Photolithography provides tools and techniques for patterning the various layers that make up semiconductor integrated circuits. In general, a mask layer of photosensitive material is deposited onto the semiconductor wafer that is to be patterned. Then, the photolithographic tool is used to expose predetermined areas of the photosensitive mask material thereby “printing” a mask pattern onto the photosensitive layer. After exposure, the photosensitive layer is “developed” and the unexposed regions are removed thereby leaving openings through which further processing of the semiconductor wafer can take place. The pattern on the wafer can be generated in the photo-resist layer by projecting the pattern onto the material through a mask having the appropriate design.
Masks are also patterned with photo-resist by printing them with a process mask like a laser printer prints a pattern on paper. That is, the pattern generator tool simply scans the surface of the photo-resist with a light beam having a wavelength to which the photo-resist is sensitive. Depending on the characteristics of the photo-resist, different sources of light or radiant energy are used, including ultraviolet light, visible light, coherent light, x-rays and electron beam (E-Beam).
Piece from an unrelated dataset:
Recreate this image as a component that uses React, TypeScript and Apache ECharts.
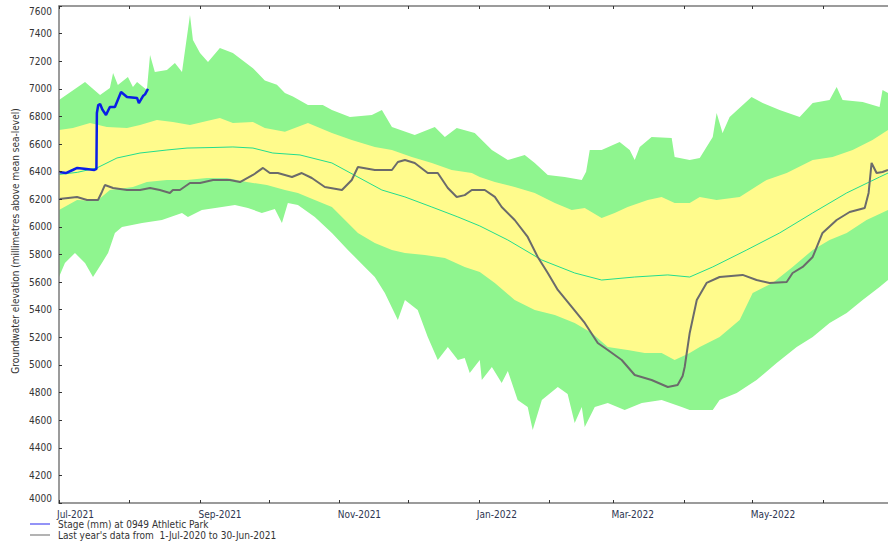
import React, { useEffect, useRef } from "react";
import * as echarts from "echarts";

// x values are days since 1-Jul-2021
const monthStarts = [0, 31, 62, 92, 123, 153, 184, 215, 243, 274, 304, 335];
const monthLabels = ["Jul-2021", "Aug-2021", "Sep-2021", "Oct-2021", "Nov-2021", "Dec-2021", "Jan-2022", "Feb-2022", "Mar-2022", "Apr-2022", "May-2022", "Jun-2022"];
const labelledMonths = [0, 62, 123, 184, 243, 304];

const greenUpper: [number, number][] = [
  [0, 6919], [11.4, 7050], [18, 6955], [22.3, 7006], [23.7, 7115], [25.8, 7028], [30.2, 7086], [32.4, 7013],
  [34.2, 7050], [38.5, 6992], [39.9, 7245], [42, 7122], [47.3, 7136], [50.8, 7187], [53.9, 7122], [57.4, 7535],
  [58.7, 7354], [61.8, 7260], [65.3, 7194], [70.5, 7296], [76.2, 7260], [85, 7150], [90.2, 7060], [95.5, 7030],
  [99, 6970], [102.5, 6945], [109.1, 6883], [115.6, 6883], [119.6, 6847], [127.5, 6796], [137.1, 6811],
  [141.5, 6847], [145.9, 6724], [155.9, 6666], [164.7, 6724], [169.1, 6651], [174.3, 6716], [182.2, 6680],
  [189.7, 6557], [196.7, 6485], [204.1, 6521], [208.5, 6463], [214.2, 6376], [221.6, 6361], [229.1, 6340],
  [231, 6400], [232.6, 6557], [237.8, 6557], [245.7, 6615], [250.1, 6557], [252.3, 6485], [254.5, 6579],
  [259.7, 6651], [268.5, 6644], [269.8, 6506], [276.4, 6485], [280.8, 6499], [286.5, 6651], [288.2, 6825],
  [290.8, 6680], [293.9, 6796], [303.5, 6941], [308.4, 6897], [315.8, 6847], [324.6, 6796], [330.3, 6897],
  [337.7, 6919], [340.8, 7013], [343.4, 6919], [352.2, 6905], [359.6, 6868], [360.9, 6992], [363.3, 6970],
];

const yellowUpper: [number, number][] = [
  [0, 6702], [6.1, 6716], [13.6, 6753], [21, 6724], [29.8, 6716], [35.5, 6738], [42.9, 6774], [49.9, 6760],
  [57.4, 6738], [64.8, 6767], [70.5, 6789], [76.2, 6753], [85, 6760], [90.2, 6716], [99, 6690], [109.1, 6753],
  [119.6, 6680], [128.3, 6629], [138.4, 6579], [145.9, 6557], [154.6, 6506], [163.4, 6463], [172.1, 6412],
  [180.9, 6390], [184.4, 6361], [191, 6325], [199.7, 6289], [208.5, 6246], [217.3, 6173], [224.7, 6122],
  [230.4, 6137], [237.8, 6064], [243.5, 6101], [249.2, 6144], [258, 6195], [264.1, 6217], [269.8, 6173],
  [276.4, 6173], [280.8, 6217], [288.2, 6195], [298.3, 6217], [310.1, 6340], [318.9, 6390], [330.3, 6485],
  [339, 6506], [347.8, 6557], [356.5, 6629], [363.3, 6702],
];

const yellowLower: [number, number][] = [
  [0, 6122], [7.9, 6195], [16.6, 6188], [22.3, 6267], [32.4, 6289], [38.5, 6325], [47.3, 6340], [56.1, 6340],
  [64.8, 6354], [73.6, 6354], [82.3, 6325], [91.1, 6303], [99, 6267], [104.7, 6246], [112.1, 6195],
  [119.6, 6144], [125.3, 6050], [131, 5956], [138.4, 5883], [145.9, 5833], [151.6, 5811], [160.3, 5797],
  [169.1, 5775], [177.8, 5710], [184.4, 5673], [191, 5594], [199.7, 5471], [208.5, 5398], [217.3, 5362],
  [226, 5304], [233.5, 5232], [240.5, 5130], [249.2, 5108], [256.7, 5087], [264.1, 5087], [269.8, 5036],
  [276.4, 5087], [280.8, 5130], [289.5, 5203], [298.3, 5326], [304, 5521], [312.7, 5594], [321.5, 5710],
  [330.3, 5833], [337.7, 5905], [345.2, 5956], [353.9, 6050], [363.3, 6122],
];

const greenLower: [number, number][] = [
  [0, 5637], [2.6, 5739], [7, 5811], [11.4, 5739], [14.9, 5637], [18.8, 5739], [21.5, 5811], [24.5, 5956],
  [27.6, 5999], [36.4, 6028], [45.1, 6050], [53.9, 6101], [56.5, 6072], [62.6, 6122], [71.4, 6144],
  [77.1, 6159], [82.8, 6137], [88.9, 6101], [94.6, 6130], [97.7, 6028], [100.3, 6173], [104.7, 6159],
  [112.1, 6072], [119.6, 5956], [126.6, 5833], [134, 5710], [138.4, 5637], [142.8, 5521], [148.5, 5326],
  [151.6, 5471], [157.2, 5398], [161.6, 5203], [166, 5036], [170.4, 5130], [174.8, 5036], [177.8, 5050],
  [180, 4942], [184.4, 5036], [185.3, 4891], [189.7, 4985], [194, 4869], [196.7, 4956], [201, 4746],
  [205.4, 4696], [207.6, 4529], [211.6, 4746], [218.6, 4840], [222.9, 4790], [226, 4580], [229.1, 4696],
  [230.4, 4551], [234.8, 4696], [240.5, 4724], [247.9, 4674], [255.4, 4724], [264.1, 4746], [272.9, 4696],
  [276.4, 4674], [286.5, 4674], [289.5, 4746], [297, 4797], [305.7, 4891], [314.5, 5014], [323.3, 5130],
  [330.3, 5203], [337.7, 5304], [345.2, 5376], [352.2, 5471], [359.6, 5565], [363.3, 5615],
];

const median: [number, number][] = [
  [0, 6380], [8, 6395], [16.6, 6427], [25.4, 6499], [35.5, 6535], [47.3, 6557], [56.1, 6571], [67.5, 6575],
  [76.2, 6579], [85, 6571], [93.7, 6535], [105.6, 6521], [119.6, 6463], [131, 6361], [141.5, 6267],
  [151.6, 6217], [163.4, 6144], [174.8, 6072], [184.4, 6007], [196.7, 5905], [211.6, 5760], [226, 5666],
  [237.8, 5615], [252.3, 5637], [266.8, 5652], [276.4, 5637], [286.5, 5710], [301.4, 5833], [315.8, 5956],
  [330.3, 6101], [345.2, 6246], [359.6, 6361], [363.3, 6390],
];

const lastYear: [number, number][] = [
  [0, 6202], [4, 6210], [7.9, 6217], [12.3, 6195], [17.1, 6195], [18.8, 6253], [20.1, 6303], [23.7, 6282],
  [29.8, 6267], [35.5, 6267], [39.9, 6282], [44.2, 6267], [48.6, 6246], [49.9, 6267], [53, 6267], [57.4, 6318],
  [61.8, 6318], [67.5, 6340], [74.9, 6340], [79.3, 6325], [85, 6376], [89.4, 6427], [92.4, 6390], [95.9, 6390],
  [102.1, 6361], [106.4, 6390], [110.8, 6354], [116.5, 6289], [124, 6267], [128.3, 6340], [131, 6434],
  [138.4, 6412], [145.9, 6412], [148.5, 6470], [151.6, 6485], [155.9, 6463], [161.6, 6390], [166, 6390],
  [170.4, 6282], [174.3, 6217], [177.8, 6230], [180.9, 6267], [186.6, 6267], [191, 6217], [194, 6144],
  [199.7, 6050], [205.4, 5927], [209.8, 5782], [214.2, 5666], [218.6, 5543], [224.7, 5420], [230.4, 5304],
  [236.1, 5159], [240.5, 5108], [246.6, 5036], [252.3, 4927], [259.7, 4891], [266.8, 4840], [271.1, 4855],
  [273.3, 4920], [274.2, 4985], [276.4, 5232], [279.5, 5471], [283.8, 5594], [289.5, 5637], [299.6, 5652],
  [305.7, 5615], [311.4, 5594], [318.9, 5601], [321.5, 5666], [325.9, 5710], [330.3, 5782], [334.6, 5956],
  [340.8, 6050], [346.5, 6108], [353.1, 6137], [354.8, 6246], [356.1, 6463], [358.3, 6390], [360.9, 6398],
  [363.3, 6412],
];

const stage: [number, number][] = [
  [0, 6398], [3, 6390], [6, 6412], [8, 6427], [12, 6420], [15.5, 6412], [16.4, 6420], [16.6, 6825],
  [17.2, 6883], [18, 6890], [19, 6850], [20.6, 6811], [22.3, 6868], [24.5, 6868], [26.3, 6941], [27.2, 6977],
  [29.8, 6941], [34.2, 6934], [35, 6897], [36.8, 6948], [37.7, 6960], [39, 7000],
];

const stageName = "Stage (mm) at 0949 Athletic Park";
const lastYearName = "Last year's data from  1-Jul-2020 to 30-Jun-2021";
const yTitle = "Groundwater elevation (millimetres above mean sea-level)";

const FONT = '"DejaVu Sans Condensed", "Liberation Sans", sans-serif';
const GREEN = "#8ff58f";
const YELLOW = "#fffb8c";

function band(name: string, data: [number, number][], color: string) {
  return {
    name,
    type: "line",
    data,
    symbol: "none",
    silent: true,
    lineStyle: { width: 0, opacity: 0 },
    areaStyle: { color, opacity: 1, origin: "start" },
    z: 1,
  };
}

function legendFor(name: string, top: number) {
  return {
    data: [name],
    left: 30,
    top,
    padding: 0,
    icon: "rect",
    itemWidth: 20,
    itemHeight: 1.5,
    selectedMode: false,
    textStyle: { fontFamily: FONT, fontSize: 10, color: "#333", padding: [0, 0, 0, 3] },
  };
}

export default function App() {
  const ref = useRef<HTMLDivElement>(null);
  useEffect(() => {
    if (!ref.current) return;
    const chart = echarts.init(ref.current, null, { renderer: "svg" });
    const axisColor = "#7a7a7a";
    chart.setOption({
      animation: false,
      backgroundColor: "#ffffff",
      grid: { left: 59, right: 0, top: 6, bottom: 42, show: false },
      legend: [legendFor(stageName, 519), legendFor(lastYearName, 530)],
      xAxis: [
        {
          type: "value",
          min: 0,
          max: 363.3,
          position: "bottom",
          z: 10,
          splitLine: { show: false },
          axisLine: { lineStyle: { color: axisColor, width: 1.5 } },
          axisTick: { inside: true, length: 3, customValues: monthStarts, lineStyle: { color: "#333" } },
          axisLabel: {
            customValues: labelledMonths,
            formatter: (v: number) => {
              const i = monthStarts.indexOf(Math.round(v));
              return i >= 0 ? monthLabels[i] : "";
            },
            align: "left",
            margin: 6,
            padding: [0, 0, 0, -2],
            fontFamily: FONT,
            fontSize: 10,
            color: "#2d3550",
          },
        },
        {
          type: "value",
          min: 0,
          max: 363.3,
          position: "top",
          z: 10,
          splitLine: { show: false },
          axisLine: { lineStyle: { color: axisColor, width: 1.5 } },
          axisTick: { inside: true, length: 3, customValues: monthStarts, lineStyle: { color: "#333" } },
          axisLabel: { show: false },
        },
      ],
      yAxis: {
        type: "value",
        min: 4000,
        max: 7600,
        interval: 200,
        z: 10,
        splitLine: { show: false },
        axisLine: { show: true, lineStyle: { color: axisColor, width: 1.5 } },
        axisTick: { show: true, inside: true, length: 3, lineStyle: { color: "#333" } },
        axisLabel: {
          margin: 7,
          formatter: (v: number) => String(v),
          fontFamily: FONT,
          fontSize: 10,
          color: "#333",
          verticalAlignMaxLabel: "top",
          verticalAlignMinLabel: "bottom",
        },
      },
      graphic: [
        {
          type: "text",
          x: 15,
          y: 241,
          rotation: Math.PI / 2,
          style: {
            text: yTitle,
            fontFamily: FONT,
            fontSize: 10,
            fill: "#333",
            align: "center",
            verticalAlign: "middle",
          },
        },
      ],
      series: [
        band("greenUpper", greenUpper, GREEN),
        band("yellowUpper", yellowUpper, YELLOW),
        band("yellowLower", yellowLower, GREEN),
        band("greenLower", greenLower, "#ffffff"),
        {
          name: "Median",
          type: "line",
          data: median,
          symbol: "none",
          lineStyle: { color: "#22dd8e", width: 1 },
          itemStyle: { color: "#22dd8e" },
          z: 3,
        },
        {
          name: lastYearName,
          type: "line",
          data: lastYear,
          symbol: "none",
          lineStyle: { color: "#6b6b6b", width: 2 },
          itemStyle: { color: "#9a9a9a" },
          z: 4,
        },
        {
          name: stageName,
          type: "line",
          data: stage,
          symbol: "none",
          lineStyle: { color: "#0a1ee6", width: 2.5 },
          itemStyle: { color: "#6f6ff5" },
          z: 5,
        },
      ],
    });
    return () => chart.dispose();
  }, []);
  return (
    <div
      ref={ref}
      style={{ position: "fixed", left: 0, top: 0, width: 888, height: 545, background: "#fff" }}
    />
  );
}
High throughput laser pattern generators have been developed to print onto the photo-resist with multiple beams so as to increase their area coverage rate (i.e., throughput). In such systems, an array of beams is generated by using one of several different techniques. One technique involves using assemblies of discrete mirrors and beam splitters. Another involves using an assembly of plates of different thicknesses to produce beams separated a controlled distance by using front and back surface reflections. (See U.S. Pat. No. 4,797,696). Still another technique involves using a diffractive optical element to generate a fan of beams that is focused to an array using a lens. The individual beams then pass through a multiple channel acousto-optic modulator to turn the beams on and off or to impart gray levels to them. The array is scanned down stream in the writing system by some deflection means, typically a rotating mirror polygonal scanner or an acousto-optic deflector. Such systems are described in U.S. patent application entitled Laser Pattern Generator, Skjerven Morrill Docket M-5487, and U.S. Pat. Nos. 4,796,038; 5,386,221; and 5,635,976.
The accurate placement of the beams on the work piece is essential for writing patterns for producing semiconductors. Errors in stage position or beam wander can be compensated in the scan direction by adjusting the timing of the modulation of the beams. A piezo-electric actuated mirror is typically used in the horizontal axis or cross-scan but these are limited in frequency response to about 1 kHz.
The control of laser beam intensity noise is important so that all features receive the desired dose and have the same dimension when the resist is developed.